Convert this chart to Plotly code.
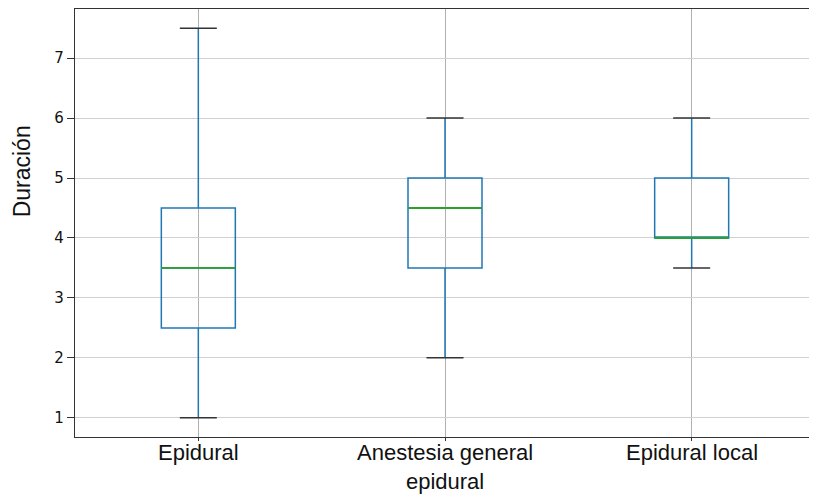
import plotly.graph_objects as go

categories = ["Epidural", "Anestesia general<br>epidural", "Epidural local"]
whisker_low = [1.0, 2.0, 3.5]
q1 = [2.5, 3.5, 4.0]
median = [3.5, 4.5, 4.0]
q3 = [4.5, 5.0, 5.0]
whisker_high = [7.5, 6.0, 6.0]
y_ticks = [1, 2, 3, 4, 5, 6, 7]

positions = list(range(len(categories)))
box_w = 0.3
cap_w = 0.15

fig = go.Figure()
fig.add_trace(go.Box(
    x=positions, q1=q1, median=median, q3=q3,
    lowerfence=whisker_low, upperfence=whisker_high,
    width=box_w, whiskerwidth=0,
    line=dict(color="#1f77b4", width=1.5),
    fillcolor="rgba(0,0,0,0)",
    boxpoints=False, showlegend=False, hoverinfo="skip",
))

# medians (green)
mx, my = [], []
for p, m in zip(positions, median):
    mx += [p - box_w / 2, p + box_w / 2, None]
    my += [m, m, None]
fig.add_trace(go.Scatter(x=mx, y=my, mode="lines",
                         line=dict(color="#2ca02c", width=1.8),
                         showlegend=False, hoverinfo="skip"))

# caps (black)
cx, cy = [], []
for p, lo, hi in zip(positions, whisker_low, whisker_high):
    cx += [p - cap_w / 2, p + cap_w / 2, None, p - cap_w / 2, p + cap_w / 2, None]
    cy += [lo, lo, None, hi, hi, None]
fig.add_trace(go.Scatter(x=cx, y=cy, mode="lines",
                         line=dict(color="#333333", width=1.5),
                         showlegend=False, hoverinfo="skip"))

annotations = [dict(
    text="Duración", xref="paper", yref="paper", x=-0.072, y=0.62,
    xanchor="center", yanchor="middle", textangle=-90, showarrow=False,
    font=dict(family="Liberation Sans", size=23, color="#111111"),
)]
for p, label in zip(positions, categories):
    annotations.append(dict(
        text=label, xref="x", yref="paper", x=p, y=0, yshift=-2,
        xanchor="center", yanchor="top", showarrow=False, borderpad=0,
        font=dict(family="Liberation Sans", size=22, color="#111111"),
    ))

fig.update_layout(
    width=809, height=487,
    margin=dict(l=67, r=2, t=1, b=58),
    paper_bgcolor="white", plot_bgcolor="white",
    font=dict(family="DejaVu Sans", color="#222222"),
    annotations=annotations,
)
fig.update_xaxes(
    range=[-0.5, 2.5], tickvals=positions, showticklabels=False,
    showgrid=True, gridcolor="#b0b0b0", gridwidth=1,
    showline=True, linecolor="#333333", linewidth=1.3, mirror=True,
    ticks="outside", ticklen=3, tickcolor="#333333",
    zeroline=False, automargin=False,
)
fig.update_yaxes(
    range=[0.68, 7.82], tickvals=y_ticks,
    showgrid=True, gridcolor="#d0d0d0", gridwidth=1,
    showline=True, linecolor="#333333", linewidth=1.3, mirror=True,
    ticks="outside", ticklen=7, tickcolor="#333333",
    tickfont=dict(family="DejaVu Sans", size=15, color="#111111"),
    zeroline=False, automargin=False,
)

fig.write_html("out.html")
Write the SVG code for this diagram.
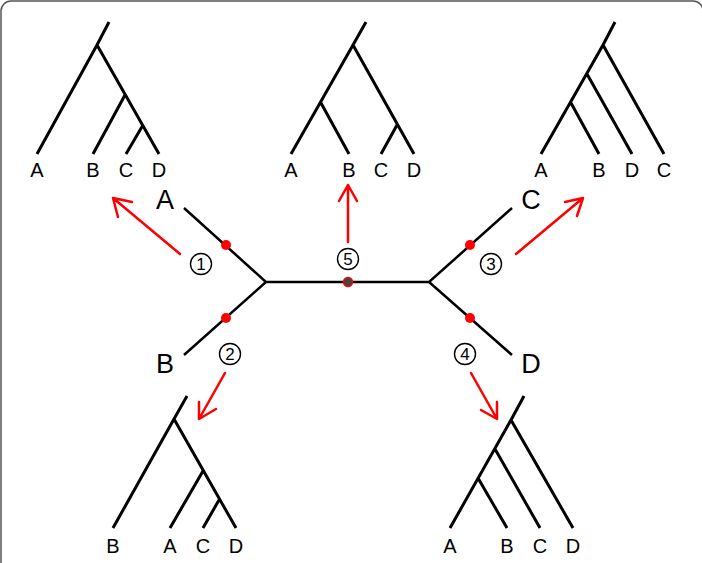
<svg xmlns="http://www.w3.org/2000/svg" width="702" height="563" viewBox="0 0 702 563">
<defs>
<style>
.t{fill:none;stroke:#000;stroke-width:3;stroke-linecap:butt;stroke-linejoin:miter}
.c{fill:none;stroke:#000;stroke-width:2.5}
.ar{fill:none;stroke:#f00;stroke-width:2.5;stroke-linecap:round;stroke-linejoin:round}
.lb{font-family:"Liberation Sans",Arial,sans-serif;font-size:20px;text-anchor:middle;fill:#000}
.big{font-family:"Liberation Sans",Arial,sans-serif;font-size:27px;text-anchor:middle;fill:#000}
.num{font-family:"Liberation Sans",Arial,sans-serif;font-size:17px;text-anchor:middle;fill:#000}
.ring{fill:#fff;stroke:#000;stroke-width:1.4}
.dot{fill:#f00}
</style>
</defs>
<rect x="1" y="1" width="702" height="620" rx="10" fill="#fff" stroke="#555" stroke-width="1.5"/>

<g id="tree1">
<path class="t" d="M109,22 L97,45 L37,154 M97,45 L159,154 M125,95 L93,154 M143,125 L126,154"/>
<text class="lb" x="37" y="177">A</text>
<text class="lb" x="93" y="177">B</text>
<text class="lb" x="126" y="177">C</text>
<text class="lb" x="159" y="177">D</text>
</g>

<g id="tree5">
<path class="t" d="M366,22 L353,45 L291,154 M353,45 L414,154 M321,103 L349,154 M397,125 L381,154"/>
<text class="lb" x="291" y="177">A</text>
<text class="lb" x="349" y="177">B</text>
<text class="lb" x="381" y="177">C</text>
<text class="lb" x="414" y="177">D</text>
</g>

<g id="tree3">
<path class="t" d="M615,22 L603,45 L541,154 M603,45 L664,154 M587,74 L632,154 M571,103 L599,154"/>
<text class="lb" x="541" y="177">A</text>
<text class="lb" x="599" y="177">B</text>
<text class="lb" x="632" y="177">D</text>
<text class="lb" x="664" y="177">C</text>
</g>

<g id="tree2">
<path class="t" d="M187,396 L174,419 L113,528 M174,419 L236,528 M203,471 L170,528 M219,500 L203,528"/>
<text class="lb" x="113" y="553">B</text>
<text class="lb" x="170" y="553">A</text>
<text class="lb" x="203" y="553">C</text>
<text class="lb" x="236" y="553">D</text>
</g>

<g id="tree4">
<path class="t" d="M524,396 L511,420 L450,528 M511,420 L573,528 M495,449 L540,528 M478,478 L507,528"/>
<text class="lb" x="450" y="553">A</text>
<text class="lb" x="507" y="553">B</text>
<text class="lb" x="540" y="553">C</text>
<text class="lb" x="573" y="553">D</text>
</g>

<g id="unrooted">
<path class="c" d="M184,208 L266,282 L184,355 M266,282 L429,282 M512,208 L429,282 L512,355"/>
<text class="big" x="165" y="209">A</text>
<text class="big" x="165" y="373">B</text>
<text class="big" x="531" y="209">C</text>
<text class="big" x="531" y="373">D</text>
<circle class="dot" cx="226" cy="245" r="5"/>
<circle class="dot" cx="226" cy="318" r="5"/>
<circle class="dot" cx="470" cy="245" r="5"/>
<circle class="dot" cx="470" cy="318" r="5"/>
<circle cx="348" cy="282" r="4.5" fill="#444" stroke="#f00" stroke-width="1.5"/>
</g>

<g id="labels">
<g><circle class="ring" cx="201" cy="264" r="10.5"/><text class="num" x="201" y="270">1</text></g>
<g><circle class="ring" cx="230" cy="354" r="10.5"/><text class="num" x="230" y="360">2</text></g>
<g><circle class="ring" cx="491" cy="264" r="10.5"/><text class="num" x="491" y="270">3</text></g>
<g><circle class="ring" cx="465" cy="354" r="10.5"/><text class="num" x="465" y="360">4</text></g>
<g><circle class="ring" cx="348" cy="259" r="10.5"/><text class="num" x="348" y="265">5</text></g>
</g>

<g id="connectors">
<path class="ar" d="M180,254 L113,198 M132,202 L113,198 L118,217"/>
<path class="ar" d="M516,254 L583,198 M565,202 L583,198 L577,216"/>
<path class="ar" d="M225,373 L199,419 M199,402 L199,419 L216,409"/>
<path class="ar" d="M471,373 L497,419 M481,410 L497,419 L497,402"/>
<path class="ar" d="M348,242 L348,185 M339,201 L348,185 L357,201"/>
</g>
</svg>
# # # # # # #
> **To be done**: Every line in the data that holds "code" should be copied out.

> **Answer to the task**:
Convert this chart to Plotly code.
Write the SVG code for this diagram.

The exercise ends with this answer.